#### Instruction:
Look below. Copy each line that has "this" in it.

#### Supplied material:
__________
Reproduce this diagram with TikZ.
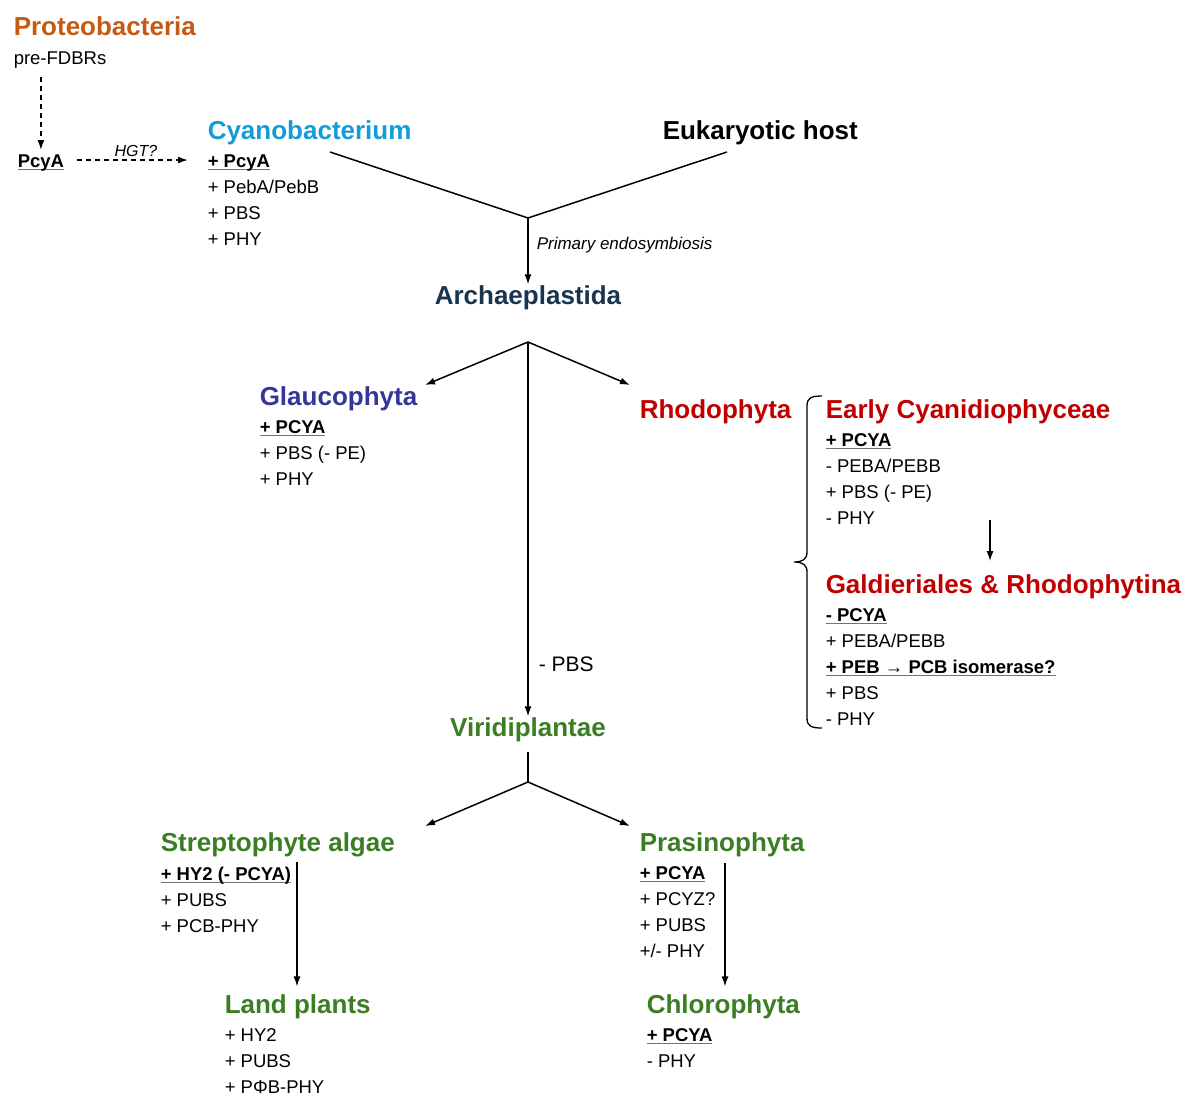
__________
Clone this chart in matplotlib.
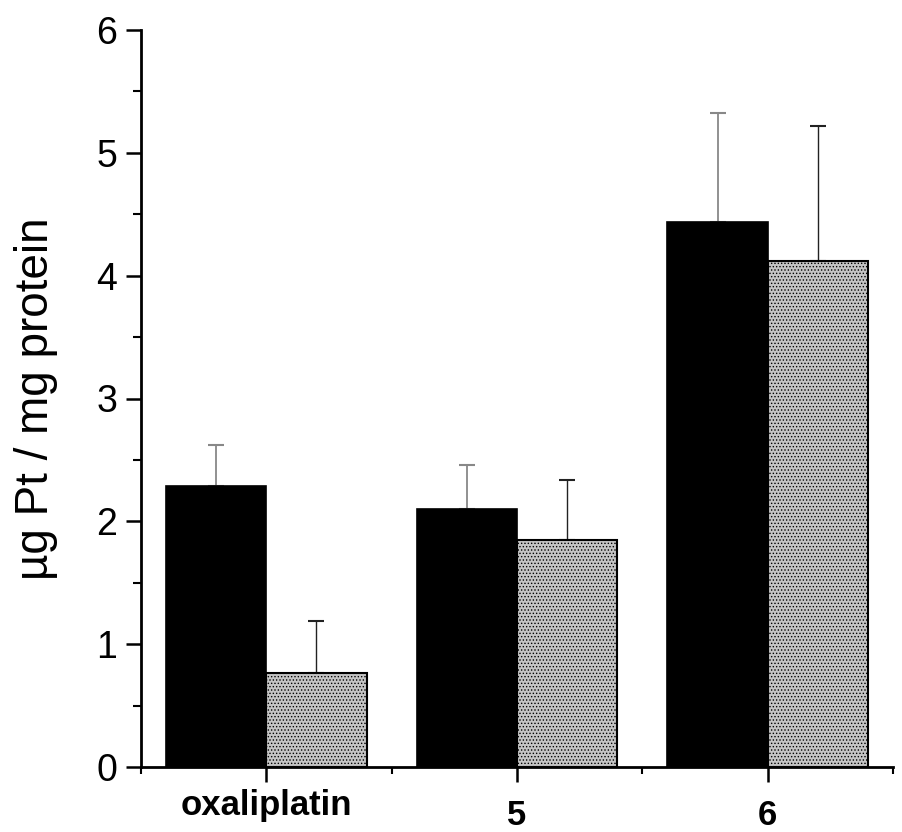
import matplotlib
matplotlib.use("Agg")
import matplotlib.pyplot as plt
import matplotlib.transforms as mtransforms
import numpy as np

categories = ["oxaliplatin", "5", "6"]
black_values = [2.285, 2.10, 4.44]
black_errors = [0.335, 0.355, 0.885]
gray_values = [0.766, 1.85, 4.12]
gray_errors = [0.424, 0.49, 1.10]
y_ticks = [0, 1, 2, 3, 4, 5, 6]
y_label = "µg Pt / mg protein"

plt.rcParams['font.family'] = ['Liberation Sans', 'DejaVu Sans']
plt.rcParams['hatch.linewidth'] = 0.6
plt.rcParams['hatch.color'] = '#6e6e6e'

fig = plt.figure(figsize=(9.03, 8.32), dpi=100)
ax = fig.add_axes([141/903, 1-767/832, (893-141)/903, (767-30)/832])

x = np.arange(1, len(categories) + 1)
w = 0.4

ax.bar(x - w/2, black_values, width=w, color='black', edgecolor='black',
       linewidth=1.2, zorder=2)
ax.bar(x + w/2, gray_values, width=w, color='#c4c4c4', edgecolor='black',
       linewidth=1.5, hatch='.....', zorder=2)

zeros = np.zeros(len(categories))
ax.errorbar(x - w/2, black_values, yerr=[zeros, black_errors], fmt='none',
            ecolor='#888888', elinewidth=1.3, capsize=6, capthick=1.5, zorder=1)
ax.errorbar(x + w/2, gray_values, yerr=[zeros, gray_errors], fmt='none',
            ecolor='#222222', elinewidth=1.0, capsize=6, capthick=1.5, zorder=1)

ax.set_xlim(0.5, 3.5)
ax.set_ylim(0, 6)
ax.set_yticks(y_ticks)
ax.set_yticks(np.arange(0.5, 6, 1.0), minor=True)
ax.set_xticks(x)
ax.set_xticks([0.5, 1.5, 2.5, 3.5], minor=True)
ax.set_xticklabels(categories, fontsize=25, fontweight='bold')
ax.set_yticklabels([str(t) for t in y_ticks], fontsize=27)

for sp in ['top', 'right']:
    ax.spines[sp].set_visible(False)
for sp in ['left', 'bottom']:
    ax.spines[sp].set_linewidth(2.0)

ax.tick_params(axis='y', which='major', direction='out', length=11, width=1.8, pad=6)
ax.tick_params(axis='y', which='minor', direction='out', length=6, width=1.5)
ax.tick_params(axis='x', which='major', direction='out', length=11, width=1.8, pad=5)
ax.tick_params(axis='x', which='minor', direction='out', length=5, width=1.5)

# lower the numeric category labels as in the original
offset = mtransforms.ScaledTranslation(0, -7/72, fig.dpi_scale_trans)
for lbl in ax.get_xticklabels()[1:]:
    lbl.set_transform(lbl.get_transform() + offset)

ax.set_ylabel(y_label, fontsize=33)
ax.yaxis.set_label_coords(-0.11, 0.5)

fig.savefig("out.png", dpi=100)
__________
#### Exercise result:
Reproduce this diagram with TikZ.
Clone this chart in matplotlib.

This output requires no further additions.